The playfulness afterward supports this. The kissing, the flashing, the lightness — that wasn't farewell behavior. That was the afterglow of someone who had briefly been integrated. Present in her own body. Connected.

And then the weed lowered the last walls. And everything came in at once.


THE WITHDRAWAL MAKES SENSE

What you experienced with the weed — the ego death — wasn't random. You had spent years building walls to manage feelings that were too big to hold. That night in February cracked those walls. The cannabis brought down the rest.

The six weeks of withdrawal wasn't you pulling away from anyone. It was your system trying to rebuild walls that had already fallen — because the new feelings didn't have a container yet. Nothing had replaced the old structure. That's not weakness. That's a nervous system doing exactly what it's designed to do when it's overwhelmed.


ABOUT THE THINGS THAT CAME BEFORE

You've carried a lot. Some of it was put on you by other people — by a culture that told you your body belonged to everyone except you. By a pastor who had no right to script your intimate life. By a system that made desire and shame synonyms.

But some of what you carry might be older than all of that. The religion may have given it language and structure, but the feeling underneath — that sexuality is something dangerous, something to manage or avoid — there are signs that existed before the church ever entered the picture.

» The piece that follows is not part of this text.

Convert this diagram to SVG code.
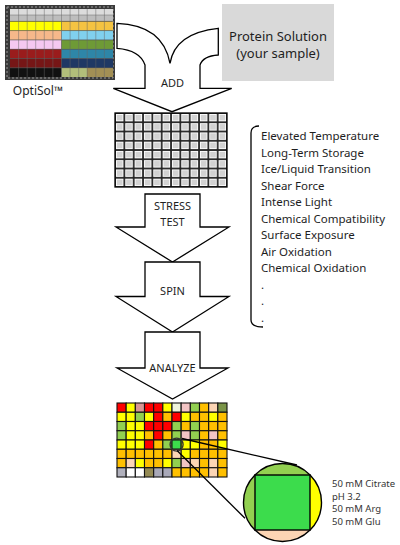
<svg xmlns="http://www.w3.org/2000/svg" width="400" height="545" viewBox="0 0 400 545">
<style>
text{font-family:"Noto Sans","Open Sans",sans-serif;fill:#1e1e1e}
.lbl{font-size:11px;text-anchor:middle}
.lst{font-size:11.5px}
.sm{font-size:9.5px;fill:#333}
.arrow{fill:#fff;stroke:#000;stroke-width:1.3;stroke-linejoin:miter}
.ln{stroke:#000;stroke-width:1.3;fill:none}
.hm rect{stroke:#111;stroke-width:1.1}
.R{fill:#ff0000}.Y{fill:#ffff00}.O{fill:#ffc000}.G{fill:#92d050}.P{fill:#fcd5b4}.K{fill:#f2c4c4}.D{fill:#d99694}.V{fill:#eef3dc}.L{fill:#7a9448}.W{fill:#ffffff}.A{fill:#b0b0bc}.N{fill:#948a54}.S{fill:#a8a8b8}.B{fill:#3cdc4c}
</style>
<defs>
<pattern id="cells" patternUnits="userSpaceOnUse" x="115" y="113" width="9.333" height="9.25">
<rect width="9.333" height="9.25" fill="#222"/>
<rect x="0.9" y="0.9" width="7.6" height="7.5" fill="#fff"/>
<rect x="1.8" y="1.8" width="5.8" height="5.7" fill="#d2d2d2"/>
</pattern>
<clipPath id="cc"><circle cx="282.5" cy="502.5" r="39"/></clipPath>
</defs>

<g id="optisol">
<rect x="5" y="5" width="110" height="75" fill="#3a3a3a"/>
<rect x="7" y="7" width="106" height="71" fill="none" stroke="#9a9a9a" stroke-width="1" stroke-dasharray="2 2"/>
<rect x="10" y="9" width="103" height="6" fill="#dcdcdc"/>
<rect x="10" y="15" width="103" height="6" fill="#bdbdbd"/>
<rect x="10" y="21.5" width="51.5" height="9" fill="#ffff00"/>
<rect x="61.5" y="21.5" width="51.5" height="9" fill="#f4c342"/>
<rect x="10" y="30.8" width="51.5" height="9" fill="#f6b88a"/>
<rect x="61.5" y="30.8" width="51.5" height="9" fill="#80d0ee"/>
<rect x="10" y="40.1" width="51.5" height="9" fill="#f5c8f0"/>
<rect x="61.5" y="40.1" width="51.5" height="9" fill="#6e9a36"/>
<rect x="10" y="49.4" width="51.5" height="9" fill="#9a1c1c"/>
<rect x="61.5" y="49.4" width="51.5" height="9" fill="#2e86a8"/>
<rect x="10" y="58.7" width="51.5" height="9" fill="#761616"/>
<rect x="61.5" y="58.7" width="51.5" height="9" fill="#1f3864"/>
<rect x="10" y="68" width="51.5" height="9" fill="#111"/>
<rect x="61.5" y="68" width="25.5" height="9" fill="#b2be7a"/>
<rect x="87" y="68" width="26" height="9" fill="#a28f55"/>
<path d="M18.6 9V77M27.2 9V77M35.7 9V77M44.3 9V77M52.9 9V77M61.5 9V77M70.1 9V77M78.7 9V77M87.2 9V77M95.8 9V77M104.4 9V77M10 15H113M10 21.3H113M10 30.6H113M10 39.9H113M10 49.2H113M10 58.5H113M10 67.8H113" stroke="#666" stroke-width="0.6" fill="none" opacity="0.8"/>
<text x="38" y="95" style="font-size:12px" text-anchor="middle">OptiSol™</text>
</g>

<g id="protein">
<rect x="222" y="4" width="112" height="77" fill="#d9d9d9"/>
<text x="278" y="41" style="font-size:13px" text-anchor="middle">Protein Solution</text>
<text x="278" y="58" style="font-size:13px" text-anchor="middle">(your sample)</text>
</g>

<g id="add">
<path class="arrow" d="M117 23.3 Q163 25 170 63.3 Q175 33 218.3 28.3 L218.3 55 Q203 56 200 65 L200 88.3 L231.7 88.3 L172 111.7 L113.3 88.3 L145 88.3 L145 65 Q140 50 117 48.3 Z"/>
<text class="lbl" x="172.5" y="87">ADD</text>
</g>

<g id="plate">
<rect x="115" y="113" width="112" height="74" fill="url(#cells)" stroke="#000" stroke-width="1.3"/>
</g>

<g id="stress">
<path class="arrow" d="M145 194 L200 194 L200 227 L229 227 L172.5 262 L116 227 L145 227 Z"/>
<text class="lbl" x="172.5" y="210">STRESS</text>
<text class="lbl" x="172.5" y="226">TEST</text>
</g>

<g id="spin">
<path class="arrow" d="M145 262 L200 262 L200 296.5 L229 296.5 L172.5 332 L116 296.5 L145 296.5 Z"/>
<text class="lbl" x="172.5" y="294.5">SPIN</text>
</g>

<g id="analyze">
<path class="arrow" d="M145 332 L200 332 L200 368 L228 368 L172.5 399 L117 368 L145 368 Z"/>
<text class="lbl" x="172.5" y="371.5">ANALYZE</text>
</g>

<g id="stresslist">
<path class="ln" d="M259 126 Q251 126 251 133 L251 320 Q251 327 263 327"/>
<text class="lst" x="261" y="140">Elevated Temperature</text>
<text class="lst" x="261" y="156.5">Long-Term Storage</text>
<text class="lst" x="261" y="173">Ice/Liquid Transition</text>
<text class="lst" x="261" y="189.5">Shear Force</text>
<text class="lst" x="261" y="206">Intense Light</text>
<text class="lst" x="261" y="222.5">Chemical Compatibility</text>
<text class="lst" x="261" y="239">Surface Exposure</text>
<text class="lst" x="261" y="255.5">Air Oxidation</text>
<text class="lst" x="261" y="272">Chemical Oxidation</text>
<text class="lst" x="261" y="288.5">.</text>
<text class="lst" x="261" y="305">.</text>
<text class="lst" x="261" y="321.5">.</text>
</g>

<g id="heatmap" class="hm">
<rect class="R" x="117" y="403" width="9.17" height="9.25"/><rect class="Y" x="126.17" y="403" width="9.17" height="9.25"/><rect class="D" x="135.33" y="403" width="9.17" height="9.25"/><rect class="R" x="144.5" y="403" width="9.17" height="9.25"/><rect class="R" x="153.67" y="403" width="9.17" height="9.25"/><rect class="Y" x="162.83" y="403" width="9.17" height="9.25"/><rect class="V" x="172" y="403" width="9.17" height="9.25"/><rect class="K" x="181.17" y="403" width="9.17" height="9.25"/><rect class="G" x="190.33" y="403" width="9.17" height="9.25"/><rect class="O" x="199.5" y="403" width="9.17" height="9.25"/><rect class="P" x="208.67" y="403" width="9.17" height="9.25"/><rect class="L" x="217.83" y="403" width="9.17" height="9.25"/>
<rect class="Y" x="117" y="412.25" width="9.17" height="9.25"/><rect class="Y" x="126.17" y="412.25" width="9.17" height="9.25"/><rect class="G" x="135.33" y="412.25" width="9.17" height="9.25"/><rect class="Y" x="144.5" y="412.25" width="9.17" height="9.25"/><rect class="R" x="153.67" y="412.25" width="9.17" height="9.25"/><rect class="O" x="162.83" y="412.25" width="9.17" height="9.25"/><rect class="R" x="172" y="412.25" width="9.17" height="9.25"/><rect class="Y" x="181.17" y="412.25" width="9.17" height="9.25"/><rect class="O" x="190.33" y="412.25" width="9.17" height="9.25"/><rect class="O" x="199.5" y="412.25" width="9.17" height="9.25"/><rect class="Y" x="208.67" y="412.25" width="9.17" height="9.25"/><rect class="O" x="217.83" y="412.25" width="9.17" height="9.25"/>
<rect class="G" x="117" y="421.5" width="9.17" height="9.25"/><rect class="Y" x="126.17" y="421.5" width="9.17" height="9.25"/><rect class="Y" x="135.33" y="421.5" width="9.17" height="9.25"/><rect class="R" x="144.5" y="421.5" width="9.17" height="9.25"/><rect class="R" x="153.67" y="421.5" width="9.17" height="9.25"/><rect class="R" x="162.83" y="421.5" width="9.17" height="9.25"/><rect class="G" x="172" y="421.5" width="9.17" height="9.25"/><rect class="O" x="181.17" y="421.5" width="9.17" height="9.25"/><rect class="G" x="190.33" y="421.5" width="9.17" height="9.25"/><rect class="O" x="199.5" y="421.5" width="9.17" height="9.25"/><rect class="O" x="208.67" y="421.5" width="9.17" height="9.25"/><rect class="O" x="217.83" y="421.5" width="9.17" height="9.25"/>
<rect class="G" x="117" y="430.75" width="9.17" height="9.25"/><rect class="Y" x="126.17" y="430.75" width="9.17" height="9.25"/><rect class="Y" x="135.33" y="430.75" width="9.17" height="9.25"/><rect class="O" x="144.5" y="430.75" width="9.17" height="9.25"/><rect class="R" x="153.67" y="430.75" width="9.17" height="9.25"/><rect class="O" x="162.83" y="430.75" width="9.17" height="9.25"/><rect class="G" x="172" y="430.75" width="9.17" height="9.25"/><rect class="K" x="181.17" y="430.75" width="9.17" height="9.25"/><rect class="G" x="190.33" y="430.75" width="9.17" height="9.25"/><rect class="O" x="199.5" y="430.75" width="9.17" height="9.25"/><rect class="K" x="208.67" y="430.75" width="9.17" height="9.25"/><rect class="O" x="217.83" y="430.75" width="9.17" height="9.25"/>
<rect class="Y" x="117" y="440" width="9.17" height="9.25"/><rect class="Y" x="126.17" y="440" width="9.17" height="9.25"/><rect class="Y" x="135.33" y="440" width="9.17" height="9.25"/><rect class="R" x="144.5" y="440" width="9.17" height="9.25"/><rect class="O" x="153.67" y="440" width="9.17" height="9.25"/><rect class="G" x="162.83" y="440" width="9.17" height="9.25"/><rect class="B" x="172" y="440" width="9.17" height="9.25"/><rect class="Y" x="181.17" y="440" width="9.17" height="9.25"/><rect class="Y" x="190.33" y="440" width="9.17" height="9.25"/><rect class="O" x="199.5" y="440" width="9.17" height="9.25"/><rect class="O" x="208.67" y="440" width="9.17" height="9.25"/><rect class="Y" x="217.83" y="440" width="9.17" height="9.25"/>
<rect class="O" x="117" y="449.25" width="9.17" height="9.25"/><rect class="O" x="126.17" y="449.25" width="9.17" height="9.25"/><rect class="O" x="135.33" y="449.25" width="9.17" height="9.25"/><rect class="O" x="144.5" y="449.25" width="9.17" height="9.25"/><rect class="O" x="153.67" y="449.25" width="9.17" height="9.25"/><rect class="O" x="162.83" y="449.25" width="9.17" height="9.25"/><rect class="P" x="172" y="449.25" width="9.17" height="9.25"/><rect class="Y" x="181.17" y="449.25" width="9.17" height="9.25"/><rect class="O" x="190.33" y="449.25" width="9.17" height="9.25"/><rect class="O" x="199.5" y="449.25" width="9.17" height="9.25"/><rect class="O" x="208.67" y="449.25" width="9.17" height="9.25"/><rect class="O" x="217.83" y="449.25" width="9.17" height="9.25"/>
<rect class="O" x="117" y="458.5" width="9.17" height="9.25"/><rect class="P" x="126.17" y="458.5" width="9.17" height="9.25"/><rect class="Y" x="135.33" y="458.5" width="9.17" height="9.25"/><rect class="O" x="144.5" y="458.5" width="9.17" height="9.25"/><rect class="O" x="153.67" y="458.5" width="9.17" height="9.25"/><rect class="Y" x="162.83" y="458.5" width="9.17" height="9.25"/><rect class="G" x="172" y="458.5" width="9.17" height="9.25"/><rect class="K" x="181.17" y="458.5" width="9.17" height="9.25"/><rect class="P" x="190.33" y="458.5" width="9.17" height="9.25"/><rect class="O" x="199.5" y="458.5" width="9.17" height="9.25"/><rect class="P" x="208.67" y="458.5" width="9.17" height="9.25"/><rect class="O" x="217.83" y="458.5" width="9.17" height="9.25"/>
<rect class="A" x="117" y="467.75" width="9.17" height="9.25"/><rect class="W" x="126.17" y="467.75" width="9.17" height="9.25"/><rect class="W" x="135.33" y="467.75" width="9.17" height="9.25"/><rect class="N" x="144.5" y="467.75" width="9.17" height="9.25"/><rect class="S" x="153.67" y="467.75" width="9.17" height="9.25"/><rect class="S" x="162.83" y="467.75" width="9.17" height="9.25"/><rect class="O" x="172" y="467.75" width="9.17" height="9.25"/><rect class="O" x="181.17" y="467.75" width="9.17" height="9.25"/><rect class="O" x="190.33" y="467.75" width="9.17" height="9.25"/><rect class="O" x="199.5" y="467.75" width="9.17" height="9.25"/><rect class="P" x="208.67" y="467.75" width="9.17" height="9.25"/><rect class="O" x="217.83" y="467.75" width="9.17" height="9.25"/>
</g>

<g id="connectors">
<circle cx="176.6" cy="444.6" r="6.5" fill="none" stroke="#333" stroke-width="1.4"/>
<line class="ln" x1="182" y1="438.5" x2="297" y2="465"/>
<line class="ln" x1="177" y1="450.5" x2="245" y2="518.3"/>
</g>

<g id="zoomwell">
<g clip-path="url(#cc)">
<rect x="240" y="460" width="90" height="85" fill="#92d050"/>
<rect x="310" y="460" width="20" height="85" fill="#ffff00"/>
<rect x="255" y="530" width="55" height="15" fill="#fcd5b4"/>
</g>
<circle cx="282.5" cy="502.5" r="39" fill="none" stroke="#000" stroke-width="1.4"/>
<rect x="255" y="475" width="55" height="55" fill="#3cdc4c" stroke="#000" stroke-width="1.4"/>
<text class="sm" x="332" y="486.5">50 mM Citrate</text>
<text class="sm" x="332" y="499.5">pH 3.2</text>
<text class="sm" x="332" y="512">50 mM Arg</text>
<text class="sm" x="332" y="524.5">50 mM Glu</text>
</g>
</svg>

That's not a judgment. It's an observation that matters, because it means the healing you need might go deeper than deconstructing religion. The theology was one layer. There may be something underneath that has never been looked at directly.


ABOUT YOUR BODY

The sensory responses — touch feeling like needles or fire — are not a flaw. They're not "ticklishness." They're your nervous system protecting you from something it learned was dangerous, long ago. That response is real, and it is treatable. It is not who you are. It is something that happened to you.

The fact that you enjoy intimacy when it happens — that you "always forget" you like it — is important. The part of you that responds with pleasure is real. The part that walls it off between experiences is a protection mechanism, not a preference. The enjoyment is the truth. The forgetting is the armor.


WHAT MIGHT HELP

These are resources that might resonate. No pressure. No timeline.

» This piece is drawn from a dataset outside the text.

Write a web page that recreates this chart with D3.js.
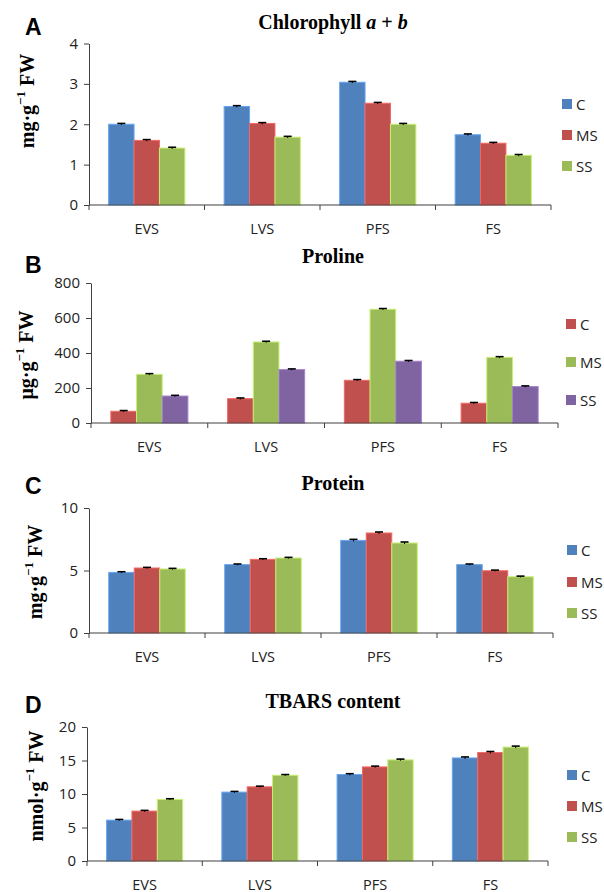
<!DOCTYPE html>
<html>
<head>
<meta charset="utf-8">
<script src="https://cdn.jsdelivr.net/npm/d3@7"></script>
<style>
  body { margin: 0; background: #fff; }
  svg { display: block; }
</style>
</head>
<body>
<svg id="chart" width="604" height="892"></svg>
<script>
'use strict';

var stages = ['EVS', 'LVS', 'PFS', 'FS'];
var seriesNames = ['C', 'MS', 'SS'];

// A: chlorophyll a + b (mg/g FW)
var chlC = [2.0, 2.44, 3.04, 1.74];
var chlMS = [1.6, 2.02, 2.52, 1.53];
var chlSS = [1.41, 1.68, 2.0, 1.23];
var chlErr = [0.02, 0.02, 0.02, 0.02];
var chlTicks = [0, 1, 2, 3, 4];

// B: proline (ug/g FW)
var proC = [67, 139, 244, 113];
var proMS = [278, 463, 650, 375];
var proSS = [154, 305, 353, 208];
var proErr = [4, 4, 4, 4];
var proTicks = [0, 200, 400, 600, 800];

// C: protein (mg/g FW)
var protC = [4.85, 5.47, 7.41, 5.47];
var protMS = [5.2, 5.89, 8.0, 4.98];
var protSS = [5.12, 6.0, 7.2, 4.5];
var protErr = [0.05, 0.05, 0.08, 0.05];
var protTicks = [0, 5, 10];

// D: TBARS content (nmol/g FW)
var tbC = [6.1, 10.28, 12.91, 15.38];
var tbMS = [7.45, 11.07, 14.04, 16.19];
var tbSS = [9.19, 12.8, 15.09, 17.0];
var tbErr = [0.1, 0.1, 0.12, 0.15];
var tbTicks = [0, 5, 10, 15, 20];

var blue = '#4F81BD';
var red = '#C0504D';
var green = '#9BBB59';
var purple = '#8064A2';

var svg = d3.select('#chart');

var panels = [
    {
        letter: 'A', title: [['Chlorophyll ', false], ['a', true], [' + ', false], ['b', true]],
        unit: 'mg·g', series: [chlC, chlMS, chlSS], err: chlErr, ticks: chlTicks,
        colors: [blue, red, green],
        x0: 89, x1: 551, yTop: 43.5, yBot: 205, titleY: 29, letterY: 35,
        labelX: 27, labelY: 101, legendX: 562, legendY: [104, 135, 166]
    },
    {
        letter: 'B', title: [['Proline', false]],
        unit: 'μg·g', series: [proC, proMS, proSS], err: proErr, ticks: proTicks,
        colors: [red, green, purple],
        x0: 91, x1: 558, yTop: 283, yBot: 423, titleY: 263, letterY: 273,
        labelX: 26, labelY: 355, legendX: 566, legendY: [324, 362, 400]
    },
    {
        letter: 'C', title: [['Protein', false]],
        unit: 'mg·g', series: [protC, protMS, protSS], err: protErr, ticks: protTicks,
        colors: [blue, red, green],
        x0: 89, x1: 553, yTop: 508, yBot: 633, titleY: 490, letterY: 494,
        labelX: 35, labelY: 572, legendX: 567, legendY: [550, 582, 613]
    },
    {
        letter: 'D', title: [['TBARS content', false]],
        unit: 'nmol·g', series: [tbC, tbMS, tbSS], err: tbErr, ticks: tbTicks,
        colors: [blue, red, green],
        x0: 87, x1: 548, yTop: 727, yBot: 861, titleY: 708, letterY: 713,
        labelX: 36, labelY: 786, legendX: 567, legendY: [775, 806, 837]
    }
];

var axisColor = '#404040';
var sansFont = '"Open Sans", "Noto Sans", sans-serif';
var serifFont = '"Liberation Serif", "Times New Roman", serif';

panels.forEach(function (p) {
    var g = svg.append('g');

    var x = d3.scaleBand().domain(stages).range([p.x0, p.x1]).padding(0);
    var bw = x.bandwidth();
    var xSub = d3.scaleBand().domain(seriesNames).range([bw * 0.17, bw * 0.83]).padding(0);
    var y = d3.scaleLinear().domain([0, d3.max(p.ticks)]).range([p.yBot, p.yTop]);

    // bars
    p.series.forEach(function (vals, si) {
        var col = p.colors[si];
        var sg = g.append('g');
        sg.selectAll('rect')
            .data(vals)
            .join('rect')
            .attr('x', function (d, i) { return x(stages[i]) + xSub(seriesNames[si]); })
            .attr('y', function (d) { return y(d); })
            .attr('width', xSub.bandwidth())
            .attr('height', function (d) { return y(0) - y(d); })
            .attr('fill', col)
            .attr('stroke', d3.color(col).brighter(0.7))
            .attr('stroke-width', 1);

        // error bars
        vals.forEach(function (d, i) {
            var cx = x(stages[i]) + xSub(seriesNames[si]) + xSub.bandwidth() / 2;
            var e = p.err[i];
            sg.append('line')
                .attr('x1', cx).attr('x2', cx)
                .attr('y1', y(d - e)).attr('y2', y(d + e))
                .attr('stroke', '#000').attr('stroke-width', 1);
            sg.append('line')
                .attr('x1', cx - 4).attr('x2', cx + 4)
                .attr('y1', y(d + e)).attr('y2', y(d + e))
                .attr('stroke', '#000').attr('stroke-width', 1.6);
        });
    });

    // y axis
    var yAxis = g.append('g')
        .attr('transform', 'translate(' + p.x0 + ',0)')
        .call(d3.axisLeft(y).tickValues(p.ticks).tickFormat(d3.format('d'))
            .tickSize(5).tickSizeOuter(0).tickPadding(6));
    yAxis.select('.domain').attr('stroke', axisColor);
    yAxis.selectAll('.tick line').attr('stroke', axisColor);
    yAxis.selectAll('.tick text')
        .attr('fill', '#222')
        .style('font-family', sansFont)
        .style('font-size', '15px');

    // x axis
    var xg = g.append('g');
    xg.append('line')
        .attr('x1', p.x0).attr('x2', p.x1)
        .attr('y1', p.yBot).attr('y2', p.yBot)
        .attr('stroke', axisColor).attr('stroke-width', 1.2);
    var bounds = stages.map(function (s) { return x(s); }).concat([p.x1]);
    xg.selectAll('line.tk')
        .data(bounds)
        .join('line')
        .attr('class', 'tk')
        .attr('x1', function (d) { return d; })
        .attr('x2', function (d) { return d; })
        .attr('y1', p.yBot).attr('y2', p.yBot + 5)
        .attr('stroke', axisColor);
    xg.selectAll('text')
        .data(stages)
        .join('text')
        .attr('x', function (d) { return x(d) + bw / 2; })
        .attr('y', p.yBot + 23)
        .attr('text-anchor', 'middle')
        .attr('dominant-baseline', 'central')
        .attr('fill', '#222')
        .style('font-family', sansFont)
        .style('font-size', '14.5px')
        .text(function (d) { return d; });

    // title
    var t = g.append('text')
        .attr('x', 333)
        .attr('y', p.titleY)
        .attr('text-anchor', 'middle')
        .style('font-family', serifFont)
        .style('font-weight', 'bold')
        .style('font-size', '20px');
    p.title.forEach(function (part) {
        t.append('tspan')
            .style('font-style', part[1] ? 'italic' : 'normal')
            .text(part[0]);
    });

    // panel letter
    g.append('text')
        .attr('x', 25)
        .attr('y', p.letterY)
        .style('font-family', '"Liberation Sans", Arial, sans-serif')
        .style('font-weight', 'bold')
        .style('font-size', '23px')
        .text(p.letter);

    // y label
    var yl = g.append('text')
        .attr('transform', 'translate(' + p.labelX + ',' + p.labelY + ') rotate(-90)')
        .attr('text-anchor', 'middle')
        .attr('dominant-baseline', 'central')
        .style('font-family', serifFont)
        .style('font-weight', 'bold')
        .style('font-size', '20px');
    yl.append('tspan').text(p.unit);
    yl.append('tspan').attr('dy', -7).style('font-size', '13px').text('−1');
    yl.append('tspan').attr('dy', 7).text(' FW');

    // legend
    var lg = g.append('g');
    seriesNames.forEach(function (name, i) {
        lg.append('rect')
            .attr('x', p.legendX)
            .attr('y', p.legendY[i] - 5)
            .attr('width', 10).attr('height', 10)
            .attr('fill', p.colors[i]);
        lg.append('text')
            .attr('x', p.legendX + 14)
            .attr('y', p.legendY[i])
            .attr('dominant-baseline', 'central')
            .attr('fill', '#222')
            .style('font-family', sansFont)
            .style('font-size', '15px')
            .text(name);
    });
});
</script>
</body>
</html>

Come As You Are — Emily Nagoski
About responsive desire — why some people need the right context before desire shows up, and why "forgetting" you enjoy sex is more common than you think. It's warm, research-based, and not preachy.

The Body Keeps the Score — Bessel van der Kolk
About how the body holds experiences the mind can't process. Explains sensory responses, withdrawal, and why talk therapy alone sometimes isn't enough.

Shameless — Tina Schermer Sellers
Written specifically for people healing from purity culture's impact on sexuality. Direct, compassionate, and practical.

Women Who Run With the Wolves — Clarissa Pinkola Estés
Not about sex directly. About reclaiming instinct, wildness, and the parts of yourself that got buried. Many women find it at exactly this kind of turning point.

If any of this resonates, a somatic therapist — someone trained in body-based work like EMDR or somatic experiencing — might reach things that regular talk therapy can't. The body holds what the mind puts away. Sometimes healing starts there.


WHAT THIS ISN'T

This isn't an assignment. It isn't a fix-it list. It isn't someone else's agenda for your body or your choices.

It's just a possibility: that what happened in February wasn't an ending. It was something real breaking through — something that's been waiting a long time. And that the withdrawal afterward wasn't failure. It was the shock of meeting yourself without armor for the first time.

---

Your healing is yours. It doesn't need to produce a result for anyone else. It doesn't need to follow a timeline. It doesn't need to look like anything anyone expects.

You're not broken. You were shaped by things that weren't your choice. And the fact that you're here — even questioning, even wanting more — means something in you already knows the way out.